Initially, you go, there is no way I’m sitting down in the mud and sticks and bugs and letting them crawl up my…well, you get the picture. You actually don’t get the picture, because they blur out the actual naked parts, accept butts, you see a lot of butts in Naked and Afraid. I’m not completely sure why or who decided butts were fine to look at on normal cable TV but no pencils or vajayjays, but I guess we have to have limits.
Naked and Afraid is a HR dream TV show!
HR and organizations constantly put people together and force them to interact. Naked and Afraid is almost the same thing, accept we make our people wear clothes per your dress code policy. What you find in Naked and Afraid is usually very sexiest to begin with. The guys want to take on this role of protecting the female (and they over act like seeing this woman naked is having no impact on them, I’m sure their blooper real is awesome!). The females they get are usually bad-ass outdoorsy types, so they can usually take care of themselves. After about ten days of hardly any food and water, usually one of the parties breaks down mentally.
This is the point my wife likes to point out, that it’s usually the man who loses it mentally. For what ever reason, under nourished the men tend to break down faster than the females.
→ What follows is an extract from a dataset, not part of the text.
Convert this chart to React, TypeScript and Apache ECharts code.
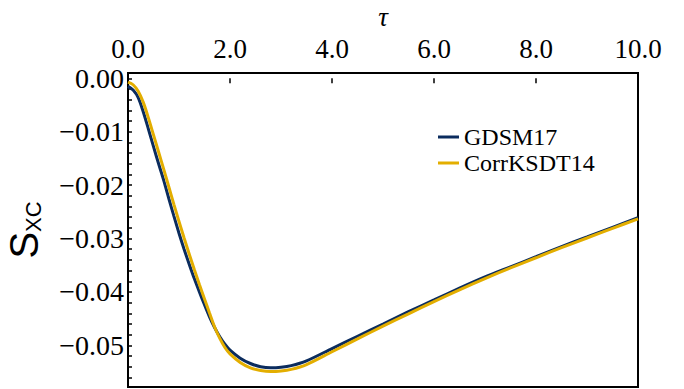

While the guys do a lot of the heavy lifting of building shelters, rafts, etc. It’s usually the women who can get them right in the head, and get them to finish line before tapping out and giving up. Like I said, HR folks will love this show!
What this shows does is strip away everything between male and female and put them a completely level playing field. They aren’t in competition, in fact, those that do best usually show the best team work, and really dig into each strengths to make it through the 21 days. Just one man and one woman with only their skills to get them to survive. I wonder how much better our own organizations would be if we could strip away all the B.S. we deal with and let people stand on their own merits!?
Naked and afraid shows you that each person, male and female, has their own strengths needed to survive. While one might possess enough of all these strengths to do it on their own, usually they don’t. Our organizations have gender issues. These issues are rooted in hundred’s of years of male domination, and the ingrained belief strong leaders are primarily male. This show demonstrates this is truly false when all things are equal.
Having a bias is the new black. Like saying you know you have biases somehow exalts you of this weakness. It doesn’t. In HR we allow our leadership to have a gender bias, and we help perpetuate it by not forcing change. Naked and Afraid points this bias out in a not so subtle way and you get to see butts!